Nor should private landlords be.
>If government taxes land it is taxing something it does not -own-.
>Individuals and/or firms own land.
>>From where does that ownership right derive?
>Either they had it aboriginally, won it in war (by fair means or
>foul) or bought from someone who already owned it.
And of course you don't differentiate between the different mechanisms
under which it was acquired. Fair or foul, it's all the same to you.
BTW, your list is by no means exhaustive. There are plenty of
instances where land was appropriated from one group by another that
did not involve an actual war.
>Land is property. It belongs to those who bought it, won it or got
>it by improvement (such as the Dutch in Holland). Government is at
>most a policeman to guard the rights of property owners.
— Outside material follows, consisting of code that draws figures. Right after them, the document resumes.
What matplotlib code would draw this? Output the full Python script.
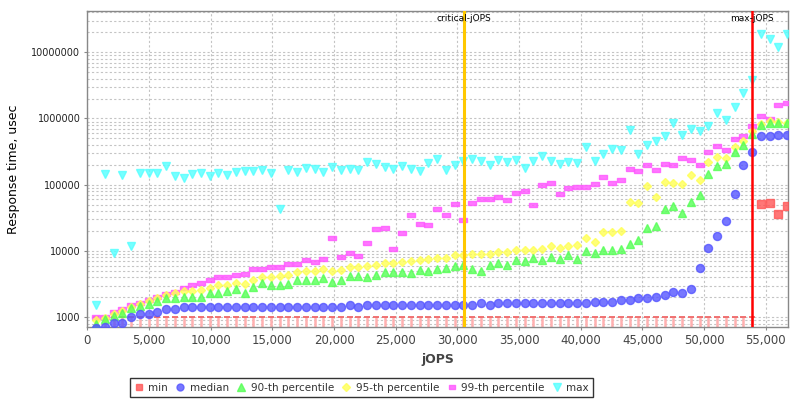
import matplotlib
matplotlib.use('Agg')
import matplotlib.pyplot as plt
import matplotlib.transforms as mtransforms
from matplotlib.lines import Line2D
from matplotlib.ticker import FixedLocator, FuncFormatter, LogLocator, NullFormatter

# --- data (jOPS vs response time, usec) ---
jops = [709, 1418, 2127, 2836, 3545, 4254, 4963, 5672, 6381, 7090,
        7799, 8508, 9217, 9926, 10635, 11344, 12053, 12762, 13471, 14180,
        14889, 15598, 16307, 17016, 17725, 18434, 19143, 19852, 20561, 21270,
        21979, 22688, 23397, 24106, 24815, 25524, 26233, 26942, 27651, 28360,
        29069, 29778, 30487, 31196, 31905, 32614, 33323, 34032, 34741, 35450,
        36159, 36868, 37577, 38286, 38995, 39704, 40413, 41122, 41831, 42540,
        43249, 43958, 44667, 45376, 46085, 46794, 47503, 48212, 48921, 49630,
        50339, 51048, 51757, 52466, 53175, 53884, 54593, 55302, 56011, 56720]

min_rt = [1000, 1000, 1000, 1000, 1000, 1000, 1000, 1000, 1000, 1000,
          1000, 1000, 1000, 1000, 1000, 1000, 1000, 1000, 1000, 1000,
          1000, 1000, 1000, 1000, 1000, 1000, 1000, 1000, 1000, 1000,
          1000, 1000, 1000, 1000, 1000, 1000, 1000, 1000, 1000, 1000,
          1000, 1000, 1000, 1000, 1000, 1000, 1000, 1000, 1000, 1000,
          1000, 1000, 1000, 1000, 1000, 1000, 1000, 1000, 1000, 1000,
          1000, 1000, 1000, 1000, 1000, 1000, 1000, 1000, 1000, 1000,
          1000, 1000, 1000, 1000, 1000, 1000, 51700, 52970, 36540, 47220]

median_rt = [680, 722, 812, 812, 1010, 1122, 1122, 1215, 1320, 1320,
             1430, 1430, 1430, 1430, 1430, 1430, 1430, 1430, 1430, 1415,
             1415, 1415, 1415, 1415, 1415, 1415, 1415, 1415, 1415, 1517,
             1415, 1517, 1517, 1517, 1517, 1517, 1517, 1517, 1517, 1533,
             1533, 1533, 1533, 1533, 1626, 1533, 1626, 1626, 1626, 1626,
             1626, 1626, 1626, 1626, 1626, 1626, 1626, 1719, 1719, 1719,
             1823, 1823, 1935, 1935, 2046, 2147, 2432, 2326, 2644, 5600,
             10990, 17010, 28050, 72400, 196200, 311300, 548000, 548000, 567700, 567700]

p90_rt = [801, 933, 1046, 1149, 1367, 1480, 1587, 1762, 1935, 1935,
          2046, 2046, 2024, 2350, 2350, 2493, 2644, 2350, 2835, 3258,
          3103, 3103, 3212, 3652, 3652, 3652, 3954, 3373, 3652, 4237,
          4150, 4011, 4300, 4821, 4821, 4821, 4710, 5166, 4940, 5408,
          5541, 6040, 6085, 5353, 4909, 6085, 6480, 6085, 7443, 7063,
          7925, 7316, 8200, 7650, 8790, 7570, 9900, 9420, 10280, 10350,
          10610, 12620, 14650, 21990, 24090, 43460, 47730, 37040, 54300, 69180,
          144900, 193600, 203200, 308200, 397000, 587500, 794700, 843000, 843000, 843000]

p95_rt = [900, 960, 1121, 1245, 1445, 1587, 1762, 1954, 2147, 2301,
          2466, 2493, 2608, 2796, 3070, 3070, 3258, 3177, 3652, 3984,
          4011, 4237, 4390, 4773, 4940, 4940, 5297, 5044, 5166, 5736,
          5736, 5940, 6150, 6660, 6524, 6823, 6990, 7316, 7499, 7925,
          7838, 8610, 8790, 8915, 9010, 9110, 9660, 9660, 10350, 10350,
          10460, 10830, 11780, 11090, 11780, 12450, 15870, 13520, 19210, 19350,
          19820, 55450, 52420, 95550, 65900, 109800, 105000, 102500, 138600, 116500,
          222300, 264400, 255400, 374300, 451400, 638500, 831800, 903900, 882500, 853100]

p99_rt = [1000, 1000, 1215, 1320, 1530, 1625, 1822, 2024, 2245, 2432,
          2737, 3040, 3326, 3652, 4053, 4053, 4345, 4548, 5300, 5350,
          5675, 5795, 6430, 6430, 7390, 6900, 7500, 15880, 8200, 9230,
          8490, 13200, 21250, 22230, 10830, 18880, 34530, 25280, 24420, 42560,
          35300, 51160, 29360, 52970, 60830, 60830, 65900, 58180, 75720, 79470,
          49430, 97950, 106100, 71640, 90140, 92270, 92270, 103500, 129400, 107200,
          116500, 172600, 159300, 196200, 168400, 203200, 196200, 252800, 238500, 200500,
          308200, 379500, 333600, 494500, 543000, 767800, 1098000, 979000, 1592000, 1707000]

max_rt = [1533, 145000, 9420, 140000, 11900, 152000, 150000, 149000, 190000, 135000,
          128000, 144000, 150000, 134000, 150000, 140000, 156000, 163000, 163000, 167000,
          149000, 42600, 167000, 157000, 180000, 174000, 157000, 185000, 167000, 173000,
          168000, 218000, 203000, 187000, 174000, 191000, 174000, 163000, 212000, 244000,
          167000, 198000, 228000, 247000, 230000, 196000, 238000, 218000, 238000, 180000,
          228000, 271000, 228000, 207000, 220000, 210000, 366000, 228000, 294000, 342000,
          334000, 668000, 288000, 393000, 456000, 537000, 853000, 562000, 692000, 646000,
          768000, 1206000, 955000, 1501000, 2390000, 3760000, 18750000, 15770000, 11810000, 18750000]

critical_jops = 30500
max_jops = 53884

x_ticks = [0, 5000, 10000, 15000, 20000, 25000, 30000, 35000, 40000, 45000, 50000, 55000]
y_ticks = [1000, 10000, 100000, 1000000, 10000000]

# --- colours ---
C_MIN = '#FF5555'
C_MEDIAN = '#5555FF'
C_P90 = '#55FF55'
C_P95 = '#FFFF55'
C_P99 = '#FF55FF'
C_MAX = '#55FFFF'
C_GRID = '#C4C4C4'
C_AXIS = '#888888'

Y_LOW, Y_HIGH = 706, 4.24e7
X_LOW, X_HIGH = 0, 56800

flat_rect = [(-1, -0.6), (1, -0.6), (1, 0.6), (-1, 0.6), (-1, -0.6)]

fig = plt.figure(figsize=(8, 4), dpi=100, facecolor='white')
ax = fig.add_axes([0.1091, 0.1818, 0.876, 0.7915])
ax.set_yscale('log')
ax.set_xlim(X_LOW, X_HIGH)
ax.set_ylim(Y_LOW, Y_HIGH)

# min values at the floor are drawn as small "T" bars, the rest as squares
floor_x = [x for x, v in zip(jops, min_rt) if v <= 1000]
floor_y = [v for v in min_rt if v <= 1000]
high_x = [x for x, v in zip(jops, min_rt) if v > 1000]
high_y = [v for v in min_rt if v > 1000]
ax.vlines(floor_x, Y_LOW, floor_y, colors='#FFB0B0', linewidth=1.8, zorder=2)
ax.plot(floor_x, floor_y, ls='none', marker='_', ms=5, mew=1.3, color='#F06868', zorder=2)

series = [
    (max_rt, C_MAX, 'v', 6.3, 3),
    (p99_rt, C_P99, flat_rect, 5.8, 4),
    (p95_rt, C_P95, 'D', 4.3, 5),
    (p90_rt, C_P90, '^', 6.3, 6),
    (median_rt, C_MEDIAN, 'o', 5.8, 7),
]
for vals, col, mk, ms, z in series:
    ax.plot(jops, vals, ls='none', marker=mk, ms=ms, color=col, mec=col, alpha=0.8, zorder=z)
ax.plot(high_x, high_y, ls='none', marker='s', ms=5.5, color=C_MIN, mec=C_MIN, alpha=0.8, zorder=8)

# critical / max jOPS markers
ax.axvline(critical_jops, color='#FFC800', linewidth=2.2, zorder=9)
ax.axvline(max_jops, color='#FF0000', linewidth=1.8, zorder=9)
trans = mtransforms.blended_transform_factory(ax.transData, ax.transAxes)
ax.text(critical_jops, 0.974, 'critical-jOPS', transform=trans, ha='center', va='center',
        fontsize=6.5, color='black', zorder=10)
ax.text(max_jops, 0.974, 'max-jOPS', transform=trans, ha='center', va='center',
        fontsize=6.5, color='black', zorder=10)

# axes, ticks, grid
ax.xaxis.set_major_locator(FixedLocator(x_ticks))
ax.xaxis.set_major_formatter(FuncFormatter(lambda v, p: f'{int(v):,}'))
ax.yaxis.set_major_locator(FixedLocator(y_ticks))
ax.yaxis.set_major_formatter(FuncFormatter(lambda v, p: f'{int(round(v))}'))
ax.yaxis.set_minor_locator(LogLocator(base=10, subs=[2, 3, 4, 5, 6, 7, 8, 9]))
ax.yaxis.set_minor_formatter(NullFormatter())

ax.grid(True, which='major', axis='x', color=C_GRID, linestyle=(0, (2, 2)), linewidth=0.8)
ax.grid(True, which='both', axis='y', color=C_GRID, linestyle=(0, (2, 2)), linewidth=0.8)
ax.set_axisbelow(True)

ax.tick_params(axis='x', which='major', direction='out', length=2, color=C_AXIS, labelsize=8.5,
               labelcolor='#444444', pad=3)
ax.tick_params(axis='y', which='major', direction='out', length=2, color=C_AXIS, labelsize=7,
               labelcolor='#222222', pad=3)
ax.tick_params(axis='y', which='minor', length=0)
for sp in ax.spines.values():
    sp.set_color(C_AXIS)
    sp.set_linewidth(1.0)

ax.set_xlabel('jOPS', fontsize=9, fontweight='bold', color='#444444', labelpad=4)
ax.set_ylabel('Response time, usec', fontsize=9, color='black', labelpad=8)

# legend
handles = [
    Line2D([], [], ls='none', marker='s', ms=5, color=C_MIN, alpha=0.8, label='min'),
    Line2D([], [], ls='none', marker='o', ms=5, color=C_MEDIAN, alpha=0.8, label='median'),
    Line2D([], [], ls='none', marker='^', ms=5.5, color=C_P90, alpha=0.8, label='90-th percentile'),
    Line2D([], [], ls='none', marker='D', ms=4, color=C_P95, alpha=0.8, label='95-th percentile'),
    Line2D([], [], ls='none', marker=flat_rect, ms=5, color=C_P99, alpha=0.8, label='99-th percentile'),
    Line2D([], [], ls='none', marker='v', ms=5.5, color=C_MAX, alpha=0.8, label='max'),
]
leg = fig.legend(handles=handles, loc='center', bbox_to_anchor=(0.452, 0.0305), ncol=6,
                 fontsize=7.5, frameon=True, fancybox=False, edgecolor='black',
                 handlelength=0.8, handletextpad=0.5, columnspacing=0.8,
                 borderpad=0.45, borderaxespad=0)
leg.get_frame().set_linewidth(1.0)
for t in leg.get_texts():
    t.set_color('#333333')

fig.savefig('out.png', dpi=100, facecolor='white')
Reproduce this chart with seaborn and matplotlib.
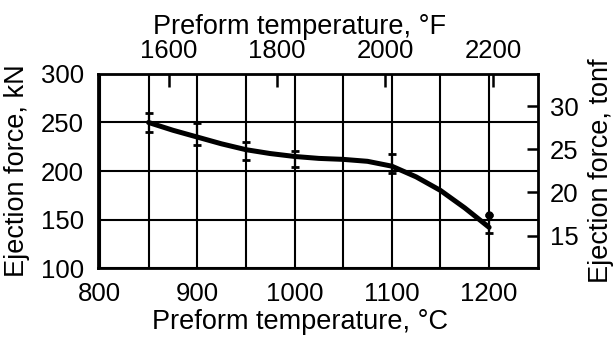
import numpy as np
import pandas as pd
import matplotlib
matplotlib.use('Agg')
import matplotlib.pyplot as plt
import seaborn as sns

# measured points (deg C, kN) with error bar ends
temp_c = [850, 900, 950, 1000, 1100, 1200]
force_kn = [250, 235, 222, 215, 205, 144]
err_low = [240, 227, 211, 204, 198, 136]
err_high = [260, 249, 230, 221, 218, 155]

# fitted curve
curve_c = [850, 875, 900, 925, 950, 975, 1000, 1025, 1050, 1075, 1100, 1125, 1150, 1175, 1200]
curve_kn = [250, 242, 235, 228, 222, 218, 215, 213, 212, 210, 205, 194, 180, 162, 142]

x_ticks = [800, 900, 1000, 1100, 1200]
y_ticks = [100, 150, 200, 250, 300]
f_ticks = [1600, 1800, 2000, 2200]
tonf_ticks = [15, 20, 25, 30]

sns.set_style('white')
plt.rcParams['font.family'] = ['Liberation Sans', 'DejaVu Sans']
plt.rcParams['text.color'] = 'black'
plt.rcParams['axes.labelcolor'] = 'black'
FS = 18.5   # tick labels
LS = 19.5   # axis labels

fig = plt.figure(figsize=(6.16, 3.39), dpi=100)
ax = fig.add_axes([0.159, 0.209, 0.714, 0.573])

curve = pd.DataFrame({'c': curve_c, 'kn': curve_kn})
sns.lineplot(data=curve, x='c', y='kn', ax=ax, color='black', linewidth=3.6)

pts = pd.DataFrame({'c': temp_c, 'kn': force_kn, 'lo': err_low, 'hi': err_high})
ax.errorbar(pts['c'], pts['kn'],
            yerr=[pts['kn'] - pts['lo'], pts['hi'] - pts['kn']],
            fmt='none', ecolor='black', elinewidth=1.6, capsize=3, capthick=2)
ax.plot([1200], [err_high[-1]], 'o', color='black', markersize=5)

ax.set_xlim(798, 1250)
ax.set_ylim(100, 300)
ax.set_xticks(x_ticks)
ax.set_xticks([850, 950, 1050, 1150], minor=True)
ax.set_yticks(y_ticks)
ax.grid(True, which='both', axis='x', color='black', linewidth=1.5)
ax.grid(True, which='major', axis='y', color='black', linewidth=1.5)
ax.tick_params(axis='both', which='both', length=0, labelsize=FS, pad=10, colors='black')
for s in ax.spines.values():
    s.set_linewidth(2)
    s.set_color('black')

ax.set_xlabel('Preform temperature, °C', fontsize=LS, labelpad=2)
ax.xaxis.label.set_x(0.459)
ax.set_ylabel('Ejection force, kN', fontsize=LS, labelpad=8)

# top axis in deg F
top = ax.secondary_xaxis('top', functions=(lambda c: c * 9 / 5 + 32,
                                           lambda f: (f - 32) * 5 / 9))
top.set_xticks(f_ticks)
top.tick_params(direction='in', length=9, width=1.8, labelsize=FS, pad=7.5, colors='black')
top.set_xlabel('Preform temperature, °F', fontsize=LS, labelpad=4)
top.xaxis.label.set_x(0.459)

# right axis in short tons-force
right = ax.secondary_yaxis('right', functions=(lambda k: k * 0.1124,
                                               lambda t: t / 0.1124))
right.set_yticks(tonf_ticks)
right.tick_params(direction='in', length=8, width=1.8, labelsize=FS, pad=8.5, colors='black')
right.set_ylabel('Ejection force, tonf', fontsize=LS, labelpad=7)

fig.savefig('out.png', dpi=100)
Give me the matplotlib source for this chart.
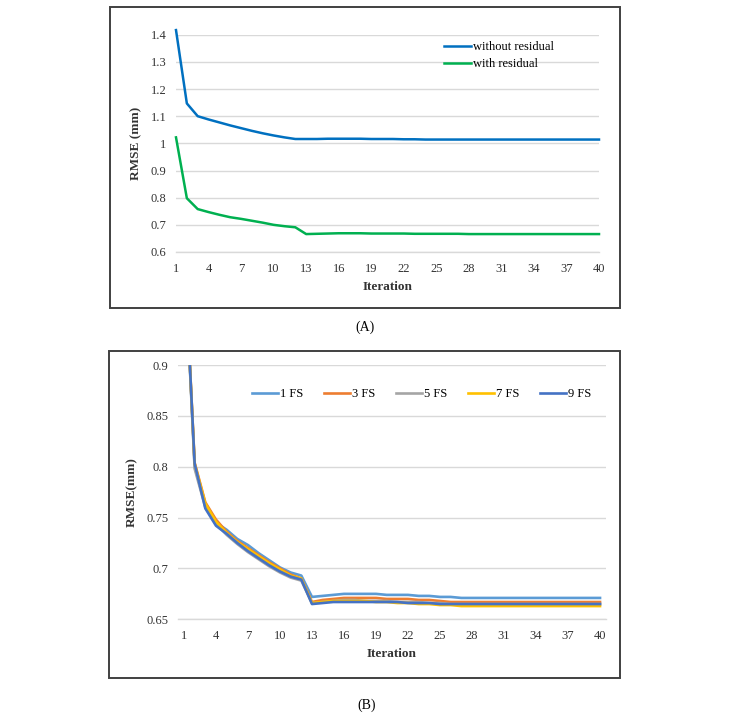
import matplotlib
matplotlib.use("Agg")
import matplotlib.pyplot as plt
from matplotlib.patches import Rectangle

plt.rcParams['font.family'] = ['Liberation Serif', 'DejaVu Serif']

# ---- data ----
iterations = list(range(1, 41))
xtick_values = list(range(1, 41, 3))

# panel (A)
without_residual = [1.417, 1.147, 1.100, 1.088, 1.077, 1.066, 1.056, 1.046, 1.037, 1.029,
                    1.022, 1.016, 1.016, 1.016, 1.017, 1.017, 1.017, 1.017, 1.016, 1.016,
                    1.016, 1.015, 1.015, 1.014, 1.014, 1.014, 1.014, 1.014, 1.014, 1.014,
                    1.014, 1.014, 1.014, 1.014, 1.014, 1.014, 1.014, 1.014, 1.014, 1.014]
with_residual = [1.022, 0.798, 0.758, 0.747, 0.737, 0.728, 0.722, 0.715, 0.708, 0.700,
                 0.695, 0.691, 0.666, 0.667, 0.668, 0.669, 0.669, 0.669, 0.668, 0.668,
                 0.668, 0.668, 0.667, 0.667, 0.667, 0.667, 0.667, 0.666, 0.666, 0.666,
                 0.666, 0.666, 0.666, 0.666, 0.666, 0.666, 0.666, 0.666, 0.666, 0.666]

# panel (B)
fs_labels = ['1 FS', '3 FS', '5 FS', '7 FS', '9 FS']
fs1 = [1.020, 0.800, 0.762, 0.745, 0.738, 0.729, 0.723, 0.715, 0.708, 0.701,
       0.696, 0.693, 0.672, 0.673, 0.674, 0.675, 0.675, 0.675, 0.675, 0.674,
       0.674, 0.674, 0.673, 0.673, 0.672, 0.672, 0.671, 0.671, 0.671, 0.671,
       0.671, 0.671, 0.671, 0.671, 0.671, 0.671, 0.671, 0.671, 0.671, 0.671]
fs3 = [1.020, 0.804, 0.765, 0.748, 0.736, 0.727, 0.720, 0.713, 0.706, 0.700,
       0.694, 0.690, 0.667, 0.669, 0.670, 0.671, 0.671, 0.671, 0.671, 0.670,
       0.670, 0.670, 0.669, 0.669, 0.668, 0.667, 0.667, 0.667, 0.667, 0.667,
       0.667, 0.667, 0.667, 0.667, 0.667, 0.667, 0.667, 0.667, 0.667, 0.667]
fs5 = [1.020, 0.798, 0.760, 0.744, 0.733, 0.724, 0.716, 0.709, 0.702, 0.696,
       0.691, 0.688, 0.666, 0.667, 0.668, 0.669, 0.669, 0.668, 0.668, 0.668,
       0.667, 0.667, 0.667, 0.666, 0.666, 0.665, 0.665, 0.665, 0.665, 0.665,
       0.665, 0.665, 0.665, 0.665, 0.665, 0.665, 0.665, 0.665, 0.665, 0.665]
fs7 = [1.020, 0.803, 0.764, 0.746, 0.735, 0.726, 0.719, 0.712, 0.705, 0.699,
       0.693, 0.690, 0.666, 0.667, 0.668, 0.668, 0.668, 0.668, 0.667, 0.667,
       0.666, 0.666, 0.665, 0.665, 0.664, 0.664, 0.663, 0.663, 0.663, 0.663,
       0.663, 0.663, 0.663, 0.663, 0.663, 0.663, 0.663, 0.663, 0.663, 0.663]
fs9 = [1.020, 0.803, 0.759, 0.742, 0.734, 0.725, 0.717, 0.710, 0.703, 0.697,
       0.692, 0.689, 0.665, 0.666, 0.667, 0.667, 0.667, 0.667, 0.667, 0.667,
       0.667, 0.666, 0.666, 0.666, 0.665, 0.665, 0.665, 0.665, 0.665, 0.665,
       0.665, 0.665, 0.665, 0.665, 0.665, 0.665, 0.665, 0.665, 0.665, 0.665]
fs_series = [fs1, fs3, fs5, fs7, fs9]
fs_colors = ['#5B9BD5', '#ED7D31', '#A5A5A5', '#FFC000', '#4472C4']

W, H = 733, 716
fig = plt.figure(figsize=(W / 100, H / 100), dpi=100)


def px_axes(left, top, right, bottom):
    # axes placed from pixel coordinates of the reference
    return fig.add_axes([left / W, 1 - bottom / H, (right - left) / W, (bottom - top) / H])


def px_box(left, top, right, bottom):
    fig.patches.append(Rectangle((left / W, 1 - bottom / H), (right - left) / W, (bottom - top) / H,
                                 transform=fig.transFigure, fill=False,
                                 edgecolor='#404040', linewidth=1.4))


def excel_style(ax, yticks, ylabel):
    for s in ['top', 'right', 'left']:
        ax.spines[s].set_visible(False)
    ax.spines['bottom'].set_color('#D9D9D9')
    ax.spines['bottom'].set_linewidth(1.0)
    ax.set_yticks(yticks)
    ax.set_xticks(xtick_values)
    ax.yaxis.grid(True, color='#D9D9D9', linewidth=1.0)
    ax.set_axisbelow(True)
    ax.tick_params(axis='both', length=0, labelsize=9, colors='#333333')
    ax.tick_params(axis='x', pad=8)
    ax.tick_params(axis='y', pad=7)
    ax.set_xlabel('Iteration', fontsize=9.5, fontweight='bold', color='#333333', labelpad=4)
    ax.set_ylabel(ylabel, fontsize=9.5, fontweight='bold', color='#333333', labelpad=6)


# ---- panel (A) ----
px_box(110, 7, 620, 308)
axA = px_axes(176, 34.7, 599, 252)
axA.plot(iterations, without_residual, color='#0070C0', lw=1.8, label='without residual', clip_on=False)
axA.plot(iterations, with_residual, color='#00B050', lw=1.8, label='with residual', clip_on=False)
axA.set_xlim(1, 40)
axA.set_ylim(0.6, 1.4)
excel_style(axA, [0.6, 0.7, 0.8, 0.9, 1.0, 1.1, 1.2, 1.3, 1.4], 'RMSE (mm)')
axA.set_yticklabels(['0.6', '0.7', '0.8', '0.9', '1', '1.1', '1.2', '1.3', '1.4'])
axA.legend(loc='upper left', bbox_to_anchor=(444 / W, 1 - 41 / H), bbox_transform=fig.transFigure,
           frameon=False, fontsize=9, handlelength=2.2, handletextpad=0.15,
           labelspacing=0.42, borderpad=0, borderaxespad=0)
fig.text(365 / W, 1 - 327 / H, '(A)', ha='center', va='center', fontsize=10)

# ---- panel (B) ----
px_box(109, 351, 620, 678)
axB = px_axes(178, 365, 606, 619.3)
for vals, lab, col in zip(fs_series, fs_labels, fs_colors):
    axB.plot(iterations, vals, color=col, lw=1.9, label=lab)
axB.set_xlim(0.44, 40.56)
axB.set_ylim(0.65, 0.9)
excel_style(axB, [0.65, 0.7, 0.75, 0.8, 0.85, 0.9], 'RMSE(mm)')
axB.set_yticklabels(['0.65', '0.7', '0.75', '0.8', '0.85', '0.9'])
axB.legend(loc='center left', bbox_to_anchor=(252 / W, 1 - 394 / H), bbox_transform=fig.transFigure,
           frameon=False, fontsize=9, ncol=5, handlelength=2.1, handletextpad=0.15,
           columnspacing=1.65, borderpad=0, borderaxespad=0)
fig.text(367 / W, 1 - 705 / H, '(B)', ha='center', va='center', fontsize=10)

fig.savefig('out.png', dpi=100)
Proof by vigorous assertion?
This is where the thread enters the phase where we must discuss the
origin and justification of property rights.
Simply saying, "it's my property because I bought it, and the
government must defend that right because property is sacred" is
illogical, fuzzy-thinking nonsense.
I'll start off with a Lockean justification of property rights:
1. Man owns himself
2. As a result of self-ownership, man owns the fruits of his labor
3. As a result of owning the fruits of his labor, man may engage in
voluntary trade with others for the fruits of their labor and in so
doing acquire a property right to those products as well
I more or less agree with the above. Then Locke addresses the
justification of property rights in land, and this is where he goes
horribly awry. Since land is the not the fruit of anyone's labor, the
above justification doesn't work. So Locke introduces a dodge - by
mixing one's labor with land that is not presently owned by anyone, one
acquires a property right in the land. Unfortunately, this reasoning
doesn't stand up to scrutiny. Why should mixing something you own with
something you do not own confer ownership of the whole? It is more
reasonable to conclude that you simply own the part you owned before
and do not own the part you did not own before. If the two cannot be
separated, it is equally reasonable to conclude that mixing the two
causes you to lose what you previously owned. Nozick masterfully summed
this up when he asked, "if I pour tomato juice that I own into the
ocean, is it more logical to conclude that I now own the entire ocean
or that I wasted my tomato juice?"
So we're back to the Georgist justification of property rights - man
has a legitimate property right in the fruits of his labor and an equal
claim on those things which nature has provided for all.